An AI agent has the lethal trifecta if it has all three of these properties simultaneously:
1. Access to private data. The agent can read information that should not be shared publicly — your inbox, your calendar, your customer database, your source code, your file system.
2. Exposure to malicious instructions. The agent processes content from untrusted sources. Someone outside your organisation can put text in front of the agent — by sending you an email it reads, by publishing a webpage it visits, by submitting a support ticket it processes.
3. The ability to exfiltrate. The agent can send information out of your environment. It can email, post, call an external API, write to a public file, or otherwise transmit data beyond the trust boundary.
If an agent has all three, you have a security catastrophe waiting to happen. It is not a matter of if; it is a matter of when someone exploits it.

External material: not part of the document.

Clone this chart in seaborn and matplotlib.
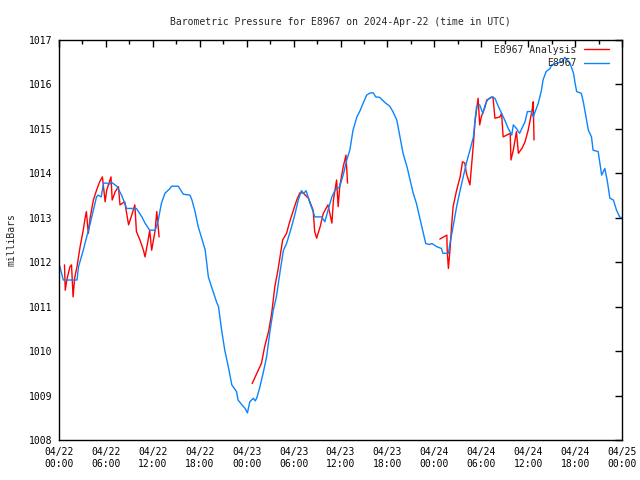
import matplotlib
matplotlib.use("Agg")
import matplotlib.pyplot as plt
import matplotlib.dates as mdates
import pandas as pd
import seaborn as sns

START = pd.Timestamp("2024-04-22 00:00")

# station readings (hours after 04/22 00:00 UTC, millibars)
station_hours = [
    0.1, 0.55, 2.3, 2.5, 3.1, 3.5, 4.0, 4.4, 4.8, 5.0, 5.4, 5.7, 6.1, 6.4, 6.7, 7.4,
    8.0, 8.4, 8.65, 9.9, 10.6, 11.0, 11.6, 12.3, 12.7, 13.1, 13.55, 14.2, 14.4, 15.25,
    15.9, 16.75, 17.0, 17.4, 17.8, 18.2, 18.7, 19.1, 19.5, 20.2, 20.4, 20.8, 21.2,
    21.65, 22.1, 22.7, 22.9, 23.4, 23.8, 24.1, 24.4, 24.85, 25.1, 25.3, 25.7, 26.1,
    26.55, 27.0, 27.4, 27.8, 28.3, 28.7, 29.1, 29.75, 30.2, 30.6, 31.0, 31.3, 31.6,
    32.1, 32.5, 32.7, 33.6, 34.0, 34.4, 34.9, 35.3, 35.9, 36.4, 36.8, 37.2, 37.6,
    38.1, 38.5, 38.9, 39.35, 39.8, 40.2, 40.5, 41.0, 41.7, 42.3, 42.7, 43.2, 43.6,
    44.0, 44.5, 44.9, 45.3, 45.7, 46.2, 46.6, 46.9, 47.4, 47.7, 48.3, 48.9, 49.1,
    49.8, 50.0, 50.4, 50.85, 51.3, 51.7, 52.1, 52.55, 53.0, 53.2, 53.4, 53.8, 54.2,
    54.5, 54.8, 55.3, 55.75, 56.2, 56.6, 57.0, 57.45, 57.9, 58.1, 58.5, 58.9, 59.2,
    59.6, 59.9, 60.4, 60.65, 60.9, 61.3, 61.7, 61.9, 62.3, 62.8, 63.0, 64.3, 64.7,
    65.35, 65.8, 66.0, 66.2, 66.8, 67.05, 67.7, 68.1, 68.3, 68.95, 69.2, 69.4, 69.8,
    70.1, 70.45, 70.9, 71.3, 71.7, 72.0,
]
station_mb = [
    1011.91, 1011.6, 1011.6, 1011.9, 1012.27, 1012.54, 1012.88, 1013.17, 1013.47,
    1013.51, 1013.47, 1013.78, 1013.78, 1013.75, 1013.8, 1013.71, 1013.51, 1013.33,
    1013.21, 1013.21, 1013.02, 1012.88, 1012.72, 1012.72, 1012.95, 1013.33, 1013.55,
    1013.66, 1013.71, 1013.71, 1013.53, 1013.51, 1013.4, 1013.14, 1012.8, 1012.57,
    1012.27, 1011.67, 1011.45, 1011.08, 1011.0, 1010.47, 1010.02, 1009.65, 1009.24,
    1009.09, 1008.9, 1008.79, 1008.71, 1008.61, 1008.86, 1008.94, 1008.88, 1008.95,
    1009.2, 1009.5, 1009.87, 1010.47, 1010.92, 1011.22, 1011.82, 1012.27, 1012.42,
    1012.8, 1013.1, 1013.4, 1013.61, 1013.55, 1013.61, 1013.33, 1013.14, 1013.02,
    1013.02, 1012.91, 1013.17, 1013.47, 1013.62, 1013.7, 1014.0, 1014.3, 1014.53,
    1014.97, 1015.27, 1015.41, 1015.58, 1015.76, 1015.81, 1015.81, 1015.72, 1015.71,
    1015.59, 1015.51, 1015.39, 1015.2, 1014.82, 1014.45, 1014.15, 1013.85, 1013.55,
    1013.33, 1012.95, 1012.65, 1012.42, 1012.4, 1012.42, 1012.35, 1012.31, 1012.2,
    1012.2, 1012.42, 1012.8, 1013.25, 1013.62, 1013.92, 1014.23, 1014.52, 1014.82,
    1015.2, 1015.5, 1015.54, 1015.35, 1015.54, 1015.65, 1015.72, 1015.69, 1015.5,
    1015.35, 1015.2, 1015.01, 1014.86, 1015.09, 1015.01, 1014.9, 1015.01, 1015.16,
    1015.39, 1015.39, 1015.27, 1015.39, 1015.58, 1015.87, 1016.1, 1016.29, 1016.36,
    1016.44, 1016.51, 1016.61, 1016.48, 1016.25, 1016.03, 1015.84, 1015.8, 1015.61,
    1014.97, 1014.82, 1014.52, 1014.49, 1014.19, 1013.96, 1014.11, 1013.85, 1013.44,
    1013.4, 1013.17, 1013.02, 1013.0,
]

# analysis, three separate runs with gaps between them
analysis_hours_1 = [
    0.7, 0.8, 1.0, 1.4, 1.6, 1.8, 2.0, 2.3, 2.7, 3.1, 3.3, 3.5, 3.75, 4.0, 4.4, 4.8,
    5.2, 5.55, 5.9, 6.1, 6.65, 6.8, 7.2, 7.6, 7.8, 8.4, 8.9, 9.3, 9.7, 9.9, 10.35,
    10.8, 11.0, 11.4, 11.6, 11.85, 12.3, 12.5, 12.8,
]
analysis_mb_1 = [
    1011.94, 1011.37, 1011.6, 1011.9, 1011.94, 1011.22, 1011.64, 1011.9, 1012.35,
    1012.72, 1012.95, 1013.14, 1012.65, 1013.02, 1013.4, 1013.62, 1013.81, 1013.92,
    1013.36, 1013.62, 1013.92, 1013.4, 1013.59, 1013.7, 1013.29, 1013.36, 1012.84,
    1013.06, 1013.29, 1012.69, 1012.5, 1012.27, 1012.12, 1012.5, 1012.72, 1012.27,
    1012.72, 1013.14, 1012.57,
]
analysis_hours_2 = [
    24.7, 25.3, 25.9, 26.3, 26.8, 27.2, 27.6, 28.0, 28.6, 29.1, 29.5, 30.4, 30.8,
    31.2, 31.9, 32.5, 32.7, 32.95, 33.4, 33.8, 34.4, 34.9, 35.1, 35.5, 35.7, 35.9,
    36.35, 36.7, 36.9,
]
analysis_mb_2 = [
    1009.27, 1009.5, 1009.73, 1010.1, 1010.44, 1010.85, 1011.45, 1011.82, 1012.5,
    1012.65, 1012.91, 1013.4, 1013.56, 1013.56, 1013.44, 1013.17, 1012.69, 1012.54,
    1012.8, 1013.1, 1013.29, 1012.88, 1013.4, 1013.85, 1013.25, 1013.7, 1014.15,
    1014.41, 1013.78,
]
analysis_hours_3 = [
    48.7, 49.6, 49.65, 49.8, 50.0, 50.2, 50.4, 50.85, 51.3, 51.6, 51.9, 52.1, 52.55,
    52.75, 53.0, 53.2, 53.6, 53.8, 54.0, 54.5, 54.7, 55.1, 55.5, 55.75, 56.4, 56.6,
    56.8, 57.25, 57.7, 57.8, 58.1, 58.5, 58.75, 59.2, 59.6, 60.0, 60.5, 60.65, 60.75,
]
analysis_mb_3 = [
    1012.52, 1012.61, 1012.24, 1011.86, 1012.27, 1012.8, 1013.25, 1013.62, 1013.92,
    1014.26, 1014.23, 1014.0, 1013.74, 1014.15, 1014.67, 1015.16, 1015.69, 1015.09,
    1015.27, 1015.5, 1015.65, 1015.69, 1015.72, 1015.24, 1015.27, 1015.35, 1014.82,
    1014.86, 1014.9, 1014.3, 1014.52, 1014.94, 1014.45, 1014.56, 1014.71, 1014.97,
    1015.42, 1015.61, 1014.75,
]

y_ticks = list(range(1008, 1018))

sns.set_style("white")
plt.rcParams["font.family"] = ["DejaVu Sans Mono"]
plt.rcParams["font.size"] = 7

station = pd.DataFrame({
    "time": START + pd.to_timedelta(station_hours, unit="h"),
    "mb": station_mb,
})
runs = []
for i, (hrs, vals) in enumerate(
    [(analysis_hours_1, analysis_mb_1), (analysis_hours_2, analysis_mb_2),
     (analysis_hours_3, analysis_mb_3)]
):
    runs.append(pd.DataFrame({
        "time": START + pd.to_timedelta(hrs, unit="h"),
        "mb": vals,
        "run": i,
    }))
analysis = pd.concat(runs, ignore_index=True)

fig = plt.figure(figsize=(6.4, 4.8), dpi=100)
ax = fig.add_axes([59 / 640, 40 / 480, 563 / 640, 400 / 480])

sns.lineplot(data=analysis, x="time", y="mb", units="run", estimator=None,
             color="#ff0000", linewidth=1.0, ax=ax, label="E8967 Analysis")
sns.lineplot(data=station, x="time", y="mb", color="#0a84ff", linewidth=1.0,
             ax=ax, label="E8967")

ax.set_xlim(START, START + pd.Timedelta(hours=72))
ax.set_ylim(1008, 1017)
ax.set_yticks(y_ticks)
ax.xaxis.set_major_locator(mdates.HourLocator(byhour=[0, 6, 12, 18]))
ax.xaxis.set_minor_locator(mdates.HourLocator(byhour=range(0, 24, 3)))
ax.xaxis.set_major_formatter(mdates.DateFormatter("%m/%d\n%H:%M"))
ax.tick_params(which="both", direction="in", top=True, right=True, width=1,
               colors="black", labelsize=7)
ax.tick_params(which="major", length=5, pad=5)
ax.tick_params(which="minor", length=3)
for s in ax.spines.values():
    s.set_color("black")
    s.set_linewidth(1)

ax.set_title("Barometric Pressure for E8967 on 2024-Apr-22 (time in UTC)",
             fontsize=7, pad=11)
ax.set_xlabel("")
ax.set_ylabel("milliBars", fontsize=7, labelpad=9)

handles, labels = ax.get_legend_handles_labels()
unique = dict(zip(labels, handles))
ax.legend(list(unique.values()), list(unique.keys()), loc="upper right",
          bbox_to_anchor=(0.985, 1.0), frameon=False, markerfirst=False,
          fontsize=7, handlelength=2.5, handletextpad=0.8, labelspacing=0.35,
          borderaxespad=0.1)

fig.savefig("out.png", dpi=100)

Why It Cannot Be Fixed With Filters
The natural instinct on hearing this is to say: "We will filter the malicious instructions." That instinct is wrong, and understanding why it is wrong is the most important thing about the lethal trifecta.
You cannot reliably filter malicious instructions out of natural language. Detection systems get to perhaps 97% accuracy on known attack patterns. That sounds good. It is not. Three percent of attempts will succeed. If you process a thousand emails a day, that is thirty successful attacks. If your agent has access to your customer database, that is thirty exfiltration events.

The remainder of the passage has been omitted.